◆ **GIVEN INSTRUCTION**: Copy each line that holds "matplotlib".

◆ **DATASET EXCERPT**:
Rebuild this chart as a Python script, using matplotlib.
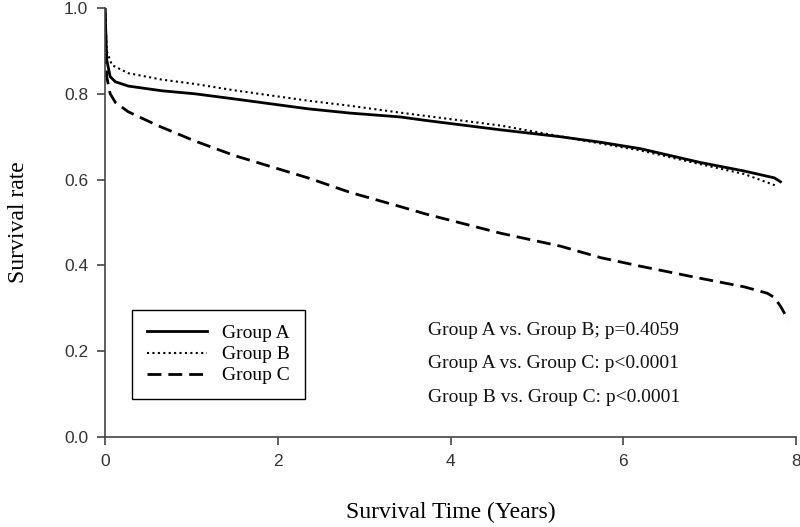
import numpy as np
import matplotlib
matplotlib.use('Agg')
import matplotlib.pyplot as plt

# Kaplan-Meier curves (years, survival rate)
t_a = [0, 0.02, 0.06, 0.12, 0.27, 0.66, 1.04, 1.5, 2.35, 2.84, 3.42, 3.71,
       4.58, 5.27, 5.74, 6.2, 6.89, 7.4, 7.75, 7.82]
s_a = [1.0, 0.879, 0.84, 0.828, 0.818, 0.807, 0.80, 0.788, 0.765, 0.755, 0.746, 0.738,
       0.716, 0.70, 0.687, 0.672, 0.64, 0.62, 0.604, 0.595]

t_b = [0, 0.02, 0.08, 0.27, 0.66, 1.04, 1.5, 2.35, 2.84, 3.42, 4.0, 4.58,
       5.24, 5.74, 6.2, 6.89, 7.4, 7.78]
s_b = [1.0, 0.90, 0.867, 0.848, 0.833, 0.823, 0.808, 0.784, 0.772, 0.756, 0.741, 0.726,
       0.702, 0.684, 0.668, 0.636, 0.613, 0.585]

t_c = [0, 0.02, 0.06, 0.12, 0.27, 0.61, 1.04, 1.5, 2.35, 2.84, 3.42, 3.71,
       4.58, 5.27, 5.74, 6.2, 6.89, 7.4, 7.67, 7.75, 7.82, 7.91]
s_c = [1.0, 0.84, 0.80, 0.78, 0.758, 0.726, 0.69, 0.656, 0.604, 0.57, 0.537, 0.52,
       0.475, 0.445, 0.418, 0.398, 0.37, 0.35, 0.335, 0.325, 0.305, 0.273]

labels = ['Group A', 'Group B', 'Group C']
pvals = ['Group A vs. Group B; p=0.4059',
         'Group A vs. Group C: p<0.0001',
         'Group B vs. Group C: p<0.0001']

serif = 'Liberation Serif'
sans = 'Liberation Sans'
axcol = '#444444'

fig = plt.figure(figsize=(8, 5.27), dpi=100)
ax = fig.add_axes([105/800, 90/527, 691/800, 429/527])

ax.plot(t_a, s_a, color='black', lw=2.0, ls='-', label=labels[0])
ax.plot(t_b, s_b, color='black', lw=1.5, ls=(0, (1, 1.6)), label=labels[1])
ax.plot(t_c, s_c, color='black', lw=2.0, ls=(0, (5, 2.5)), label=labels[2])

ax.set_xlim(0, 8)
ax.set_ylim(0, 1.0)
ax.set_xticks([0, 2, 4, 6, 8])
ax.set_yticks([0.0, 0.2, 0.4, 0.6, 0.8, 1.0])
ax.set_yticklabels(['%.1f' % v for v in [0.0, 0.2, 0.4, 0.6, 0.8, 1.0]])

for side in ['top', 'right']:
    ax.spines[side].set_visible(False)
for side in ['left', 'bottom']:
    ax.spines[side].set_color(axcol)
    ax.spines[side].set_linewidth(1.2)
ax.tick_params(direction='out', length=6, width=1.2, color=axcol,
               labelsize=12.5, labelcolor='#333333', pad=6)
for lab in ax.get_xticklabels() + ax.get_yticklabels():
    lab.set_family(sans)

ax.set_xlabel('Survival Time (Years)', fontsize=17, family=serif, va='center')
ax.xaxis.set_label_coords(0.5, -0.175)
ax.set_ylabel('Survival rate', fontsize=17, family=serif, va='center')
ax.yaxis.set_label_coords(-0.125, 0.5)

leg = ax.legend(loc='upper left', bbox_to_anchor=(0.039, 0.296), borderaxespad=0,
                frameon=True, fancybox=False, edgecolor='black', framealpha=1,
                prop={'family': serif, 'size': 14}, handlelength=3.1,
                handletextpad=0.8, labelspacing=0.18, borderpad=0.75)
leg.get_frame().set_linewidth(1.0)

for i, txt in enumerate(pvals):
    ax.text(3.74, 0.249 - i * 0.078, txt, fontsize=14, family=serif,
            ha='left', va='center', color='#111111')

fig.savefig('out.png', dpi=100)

◆ **THE ANSWER**:
Rebuild this chart as a Python script, using matplotlib.
import matplotlib
matplotlib.use('Agg')
import matplotlib.pyplot as plt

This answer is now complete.